The Day of the Spanish Constitution is a public holiday celebrated in Spain since 1983 and commemorates the referendum on the Spanish Constitution held on December 6th 1978.
Obviously as the day is a public holiday, Catalans take the day off and the day often marks the start of a three-day pre-Christmas break as December 8th is another public holiday known as La Purissima.
Many people in Catalonia also take the day in between off work in what is known as a pont or bridge.
However, the Day of the Spanish Constitution is not celebrated with much enthusiasm here and much like on El Dia de la Hispanitat, the televised parades and shows of strength by the Spanish Armed Forces in Madrid provoke little interest.
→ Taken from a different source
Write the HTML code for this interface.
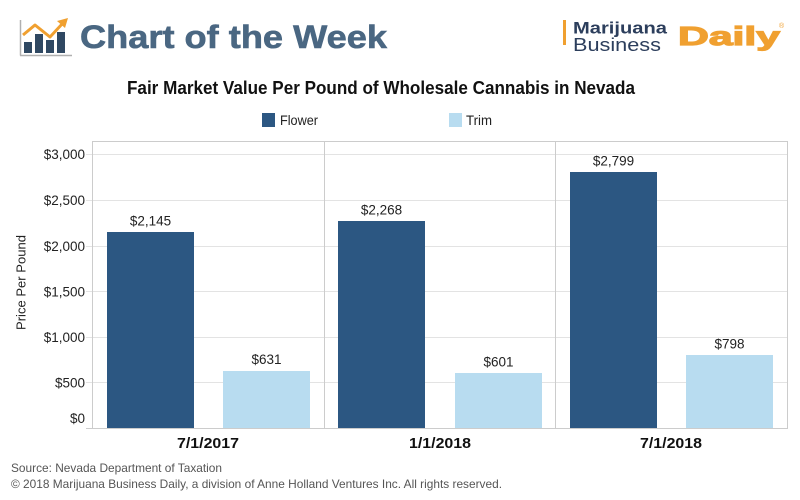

Although the Catalan people voted overwhelmingly in favour of the Constitution in 1978 during Spain's Transition to Democracy after the death of General Franco in 1975, the document is now generally seen as not being particularly favourable to Catalonia.
The Spanish Constitution, which describes national sovereignty as residing in the indissoluble unity of the Spanish people, has frequently been used by the Spanish Government in recent years as the reason for not allowing Catalonia to hold a referendum in order to decide its political future.
The fact that the 1978 Constitution also describes Catalonia as a Nationality rather than a Nation led to the Spanish Constitutional Court rejecting parts of the Statute of Autonomy of 2006, which in turn led to the current upsurge of calls for Independence for Catalonia.